September’s employment report is the last one available before the Federal Reserve’s Nov. 2-3 policy meeting.
“(It’s a) miss on the headline number for sure, but the underlying details are not as really nefarious as the top-line miss would suggest and so, ultimately, it’s still consistent with the Fed delivering taper next month,” said Mazen Issa, senior FX strategist, at TD Securities in New York.
The dollar index, which tracks the greenback against six major currencies, was down 0.1% at 94.067, not far from the one-year high of 94.504 touched last week.
“I think that the Federal Reserve made it very clear that they don’t need a blockbuster jobs report to taper in November, so while you’re seeing a little bit of a pullback in the dollar, I think the Fed remains on track,” said Kathy Lien, managing director at BK Asset Management in New York.
TD’s Issa said the disappointing jobs number could lead to a dip in the dollar but any such weakness was likely to be fleeting.
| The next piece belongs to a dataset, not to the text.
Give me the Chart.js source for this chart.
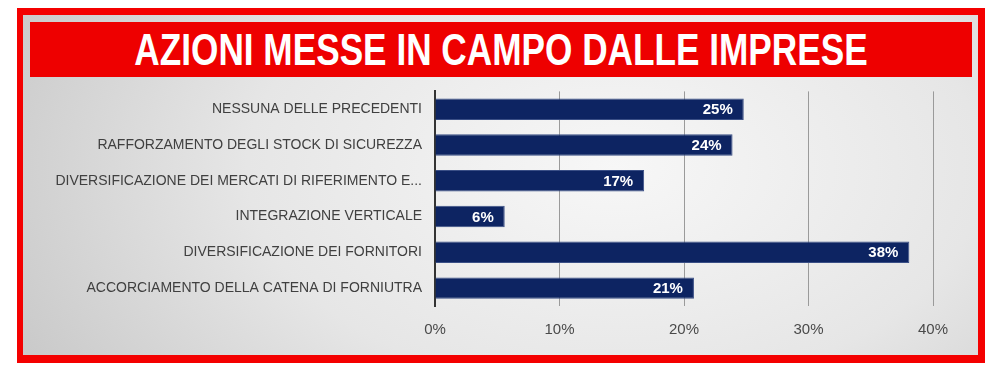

“I think the market is going to need a lot more convincing that just one jobs report that’s on the softer side is going to price the Fed out beyond late 2022 and into 2023,” Issa said.
In the week following jobs data the dollar tends to reverse most of the gain or loss that has occurred from the day of the NFP release, FX strategists said in a BofA Global Research report on Thursday.
The weaker dollar helped sterling steady on Friday, putting it on track to close out the week up 0.6%, its best weekly performance in 5 weeks, as interest rate hike expectations offset worries about a fuel crisis and labour shortages.
In the digital currency space, bitcoin, the world’s biggest cryptocurrency by market value, was 1.5% higher at $54,569.9, just shy of the 5-month high of $56,168 touched earlier in the session. Bitcoin is up about 13% for the week, its second straight weekly gain.